We also spoke a bit about whether I underestimate other frum people and whether they might be more open to the outside world than I think. I remembered when a friend of mine from the more Haredi (ultra-Orthodox) shul (synagogue) I used to go to asked if I liked music. I said I didn’t, because I was worried he would find my musical taste (a lot of rock and pop) too modern. However, he listed some of his favourite musicians, who turned out to be people I like listening to, like Sting and Billy Joel (I haven’t listened to Sting so much recently, but I still listen to Billy Joel quite a bit). I had definitely underestimated him (this is someone who doesn’t own a TV, by the way).
I have lost a little weight, despite having largely given up on even token dieting. I’ve seen a couple of blog posts in the last few days from people who say diets don’t work and are dangerous, although they are both in recovery from eating disorders. I think the weight loss is probably due to cold weather and using more “fuel” staying warm, so I don’t know if it will stay off. I also ate ice cream yesterday as I felt I needed a reward for my busy day.

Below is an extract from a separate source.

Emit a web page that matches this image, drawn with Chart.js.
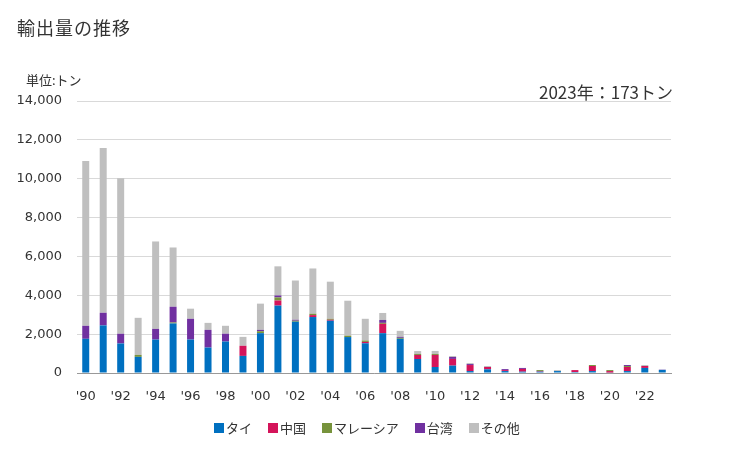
<!DOCTYPE html>
<html>
<head>
<meta charset="utf-8">
<script src="https://cdn.jsdelivr.net/npm/chart.js@4.4.0/dist/chart.umd.min.js"></script>
<style>
  body { margin: 0; background: #fff; font-family: "Noto Sans CJK JP", sans-serif; }
  #wrap { position: relative; width: 729px; height: 450px; }
  .txt { position: absolute; color: #333; white-space: nowrap; line-height: 1; }
  #title { left: 17px; top: 18px; font-size: 18px; letter-spacing: 1px; }
  #unit { left: 26px; top: 73px; font-size: 13px; }
  #note { right: 56px; top: 83px; font-size: 17px; }
  #legenda { position: absolute; left: 214px; top: 420px; display: flex; gap: 16px;
    font-size: 13px; color: #333; line-height: 16px; }
  #legenda span.item { display: flex; align-items: center; }
  #legenda i { display: inline-block; width: 10px; height: 10px; margin-right: 2px; }
</style>
</head>
<body>
<div id="wrap">
  <canvas id="grafico"></canvas>
  <div class="txt" id="title">輸出量の推移</div>
  <div class="txt" id="unit">単位:トン</div>
  <div class="txt" id="note">2023年：173トン</div>
  <div id="legenda"></div>
</div>
<script>
// --- DADOS ---
const anos = ['1990','1991','1992','1993','1994','1995','1996','1997','1998','1999',
  '2000','2001','2002','2003','2004','2005','2006','2007','2008','2009',
  '2010','2011','2012','2013','2014','2015','2016','2017','2018','2019',
  '2020','2021','2022','2023'];

const tai      = [1760,2450,1520,830,1720,2550,1720,1310,1620,880, 2050,3470,2640,2880,2690,1850,1530,2050,1760,720, 310,380,100,190,100,70,70,100,50,100, 20,100,260,160];
const china    = [0,0,0,0,0,0,0,0,0,520, 0,260,0,100,50,0,70,480,0,210, 620,345,310,120,50,140,30,0,100,260, 80,210,100,0];
const malasia  = [0,0,0,100,0,50,0,0,0,0, 100,160,50,70,50,70,70,50,50,50, 50,0,0,0,0,0,50,0,0,50, 50,50,0,0];
const taiwan   = [670,650,500,0,550,810,1070,910,400,0, 70,100,50,0,0,0,0,150,50,0, 0,100,50,0,50,50,0,0,0,0, 0,50,0,13];
const outros   = [8480,8480,8010,1910,4500,3050,520,360,410,460, 1350,1500,2020,2330,1910,1800,1120,360,310,150, 155,50,50,50,0,0,0,50,0,0, 0,0,50,0];

const ticksY = [0,2000,4000,6000,8000,10000,12000,14000];

const nomes = ['タイ', '中国', 'マレーシア', '台湾', 'その他'];
const cores = ['#0070C0', '#D4145A', '#77933C', '#7030A0', '#BFBFBF'];
const series = [tai, china, malasia, taiwan, outros];

const ctx = document.getElementById('grafico');
ctx.width = 729;
ctx.height = 450;

const fonteTicks = { family: 'DejaVu Sans', size: 13 };

new Chart(ctx, {
  type: 'bar',
  data: {
    labels: anos,
    datasets: series.map((dados, i) => ({
      label: nomes[i],
      data: dados,
      backgroundColor: cores[i],
      borderWidth: 0,
      categoryPercentage: 0.8,
      barPercentage: 0.5
    }))
  },
  options: {
    responsive: false,
    animation: false,
    layout: { padding: { top: 101, right: 58, left: 0, bottom: 47 } },
    plugins: {
      legend: { display: false },
      tooltip: { enabled: false }
    },
    scales: {
      x: {
        stacked: true,
        grid: { display: false },
        border: { color: '#999', width: 1 },
        ticks: {
          autoSkip: false, maxRotation: 0, color: '#333', padding: 8,
          font: fonteTicks,
          callback: function(v, i) {
            return i % 2 === 0 ? "'" + anos[i].slice(2) : '';
          }
        },
        afterFit: function(s) { s.height = 30; }
      },
      y: {
        stacked: true,
        min: 0, max: 14000,
        afterBuildTicks: function(s) { s.ticks = ticksY.map(v => ({ value: v })); },
        grid: { color: '#d9d9d9', drawTicks: false },
        border: { display: false },
        ticks: {
          padding: 15, color: '#333',
          font: fonteTicks,
          callback: v => v.toLocaleString('en-US')
        },
        afterFit: function(s) { s.width = 77; }
      }
    }
  }
});

// legenda em HTML
const legendaEl = document.getElementById('legenda');
nomes.forEach((nome, i) => {
  const item = document.createElement('span');
  item.className = 'item';
  item.innerHTML = `<i style="background:${cores[i]}"></i>${nome}`;
  legendaEl.appendChild(item);
});
</script>
</body>
</html>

Novel-writing is on hold for now, which is frustrating, but I have other priorities: work, proofreading work (including setting up profiles on more sites) and especially wedding preparation. We hope to confirm the date in the next week or so.
For reasons that I don’t want to go into now beyond saying “wedding preparation,” I am looking to buy two toy Daleks, preferably one black and one white. I have been looking on eBay. The problem is that E and I are trying to avoid buying from China if possible (because of ongoing genocides and slavery), but 90% of toys seem to come from there. We’re not sure what to do about this. We are not fully consistent on this, as both of us do sometimes buy from China or from other unethical sources (like cheap clothes from Primark which is made in Third World sweatshops – ignoring for now the question of whether it’s better to patronise these and let people earn some money or avoid them and probably force them out of business rather than raising wages). It is a very difficult question. But we don’t feel that toy Daleks are sufficiently necessary to justify buying them. E feels that buying second-hand isn’t the same as buying new and she may be right. I’m not sure what to do and am procrastinating, as I always do when confused. It’s hard to be an ethical shopper.